Photo Credit: Townhall

Photo Credit: Townhall

After the last century, it shouldn’t even be controversial to assert that the more a nation focuses on income inequality, the more it hurts the poor. After all, there have been whole societies formed around the slogan Marx popularized, “From each according to his ability, to each according to his need” — and they’ve universally been lousy places to be poor. Would you rather be poor in America or Cuba, Vietnam or the old Soviet Union? If the question doesn’t answer itself, P.J. O’Rourke’s quotation about traveling to the Soviet Union with a gang of Communists should answer it for you, “These were people who believed everything about the Soviet Union was perfect, but they were bringing their own toilet paper.” Meanwhile, we live in a world where China has seen tremendous economic growth by embracing some of the capitalistic policies that made America a superpower while the Democrats are embracing some of the policies that led to hundreds of millions of Chinese living in huts on less than a dollar a day…

What liberals don’t realize or alternately, just don’t care about, is that their obsession with income inequality may make them feel good, but it actually hurts the poor in a number of ways.

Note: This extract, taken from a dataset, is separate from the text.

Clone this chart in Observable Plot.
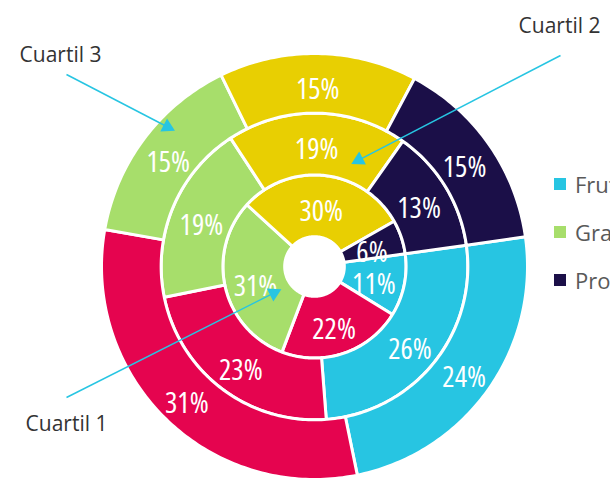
<!DOCTYPE html>
<html><head><meta charset="utf-8">
<script src="https://cdn.jsdelivr.net/npm/d3@7"></script>
<script src="https://cdn.jsdelivr.net/npm/@observablehq/plot@0.6"></script>
<style>
html,body{margin:0;padding:0;background:#fff;overflow:hidden;width:610px;height:480px;}
#wrap{position:relative;width:610px;height:480px;overflow:hidden;}
#legend{position:absolute;left:554px;top:171px;display:grid;grid-template-columns:130px 130px;row-gap:22px;font-family:"Open Sans",sans-serif;font-size:22px;color:#595959;}
#legend div{display:flex;align-items:center;height:26px;white-space:nowrap;}
#legend span.sw{display:inline-block;width:12px;height:12px;margin-right:9px;}
</style>
</head><body><div id="wrap"><div id="chart"></div><div id="legend"></div></div>
<script>
const categories = ["Frutas", "Verduras", "Granos", "Lácteos", "Proteínas"];
const colors = ["#27c5e2", "#e5044f", "#a7de6b", "#e8cf02", "#1b0f48"];
const quartiles = ["Cuartil 1", "Cuartil 2", "Cuartil 3"];
const cuartil1 = [11, 22, 31, 30, 6];
const cuartil2 = [26, 23, 19, 19, 13];
const cuartil3 = [24, 31, 15, 15, 15];

// layout (style)
const startAngle = 82;             // degrees clockwise from top
const radii = [0.14, 0.43, 0.72, 1.0];
const R = 213;                      // px per unit
const cx = 314, cy = 266;           // center in px

const series = [cuartil1, cuartil2, cuartil3];
const rad = a => a * Math.PI / 180;
const polar = (r, a) => ({x: r * Math.sin(rad(a)), y: r * Math.cos(rad(a))});

const pts = [], labels = [];
series.forEach((vals, ring) => {
  const total = d3.sum(vals);
  let acc = 0;
  vals.forEach((v, k) => {
    const a0 = startAngle + acc / total * 360;
    acc += v;
    const a1 = startAngle + acc / total * 360;
    const r0 = radii[ring], r1 = radii[ring + 1];
    const id = ring + "-" + k;
    const n = Math.max(2, Math.ceil(a1 - a0));
    for (let i = 0; i <= n; i++) pts.push({id, cat: categories[k], ...polar(r1, a0 + (a1 - a0) * i / n)});
    for (let i = n; i >= 0; i--) pts.push({id, cat: categories[k], ...polar(r0, a0 + (a1 - a0) * i / n)});
    labels.push({text: v + "%", ...polar((r0 + r1) / 2, (a0 + a1) / 2)});
  });
});

// annotations: label anchor (units), arrow start (units), arrow tip in polar
const toU = (px, py) => ({x: (px - cx) / R, y: (cy - py) / R});
const annotations = [
  {name: quartiles[2], label: toU(60, 55), start: toU(66, 74), tip: polar(0.925, 314)},
  {name: quartiles[1], label: toU(559, 26), start: toU(560, 55), tip: polar(0.52, 20.6)},
  {name: quartiles[0], label: toU(66, 424), start: toU(66, 397), tip: polar(0.2, 236)}
].map(d => {
  const dx = d.tip.x - d.start.x, dy = d.tip.y - d.start.y;
  const len = Math.hypot(dx, dy);
  const back = 6 / R;
  return {...d, rot: Math.atan2(dx, dy) * 180 / Math.PI,
    hx: d.tip.x - dx / len * back, hy: d.tip.y - dy / len * back,
    ex: d.tip.x - dx / len * back * 1.5, ey: d.tip.y - dy / len * back * 1.5};
});

const chart = Plot.plot({
  width: 610, height: 480, margin: 0,
  x: {domain: [-cx / R, (610 - cx) / R], axis: null},
  y: {domain: [-(480 - cy) / R, cy / R], axis: null},
  color: {domain: categories, range: colors},
  style: {fontFamily: "'Open Sans', sans-serif", background: "white"},
  marks: [
    Plot.line(pts, {x: "x", y: "y", z: "id", fill: "cat", stroke: "white", strokeWidth: 3, curve: "linear-closed"}),
    Plot.text(labels, {x: "x", y: "y", dy: 6, text: "text", fill: "white", fontSize: 29, fontWeight: 500}),
    Plot.link(annotations, {x1: d => d.start.x, y1: d => d.start.y, x2: "ex", y2: "ey", stroke: "#27c5e2", strokeWidth: 1.5}),
    Plot.dot(annotations, {x: "hx", y: "hy", symbol: "triangle2", r: 7, fill: "#27c5e2", rotate: "rot"}),
    Plot.text(annotations, {x: d => d.label.x, y: d => d.label.y, text: "name", fill: "#333", fontSize: 21})
  ]
});
const pctGroup = chart.querySelectorAll('g[aria-label="text"]')[0];
if (pctGroup) pctGroup.style.fontStretch = "85%";
document.getElementById("chart").appendChild(chart);

const legend = document.getElementById("legend");
categories.forEach((c, i) => {
  const el = document.createElement("div");
  el.innerHTML = `<span class="sw" style="background:${colors[i]}"></span>${c}`;
  legend.appendChild(el);
});
</script>
</body></html>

1) The higher the government mandated minimum wage/living wage, the more people it prices out of jobs: When you force businesses to pay people more than they can return in value with their work, companies tend to respond either by hiring better quality people, replacing the jobs with automation, moving the posts overseas or by looking for opportunities to get rid of the positions entirely. The higher the wages and benefits the government insists on, the more stagnant it makes the labor market for the people who need to build their skills the most. If your goal were to deliberately put as many young, unskilled single mothers out of work as possible, the best politically feasible way to do it would be to jack the minimum wage up into the stratosphere.

2) It emphasizes making people more comfortable, not helping them succeed: There is no shame in taking any honest job, but you’re not supposed to make a living pressing the button that drops the fries into the grease at McDonald’s. If you work long enough at an entry level job to worry about raising the minimum wage, you’re failing your family, your society and yourself. Instead of encouraging minimum skill workers to demand that the government force businesses to give them more money than they’re currently worth, we should be encouraging people to build their skills and move up, move on or start their own business. Want poor people to be eligible for more education or training? Want to give them micro-loans? Want to make it easier for them to create small businesses? Those are policies that make poor Americans more valuable. That’s good for them and the country. On the other hand, trying to redistribute income ultimately brings everyone down, especially the poor Americans who lose their drive after becoming dependent on it.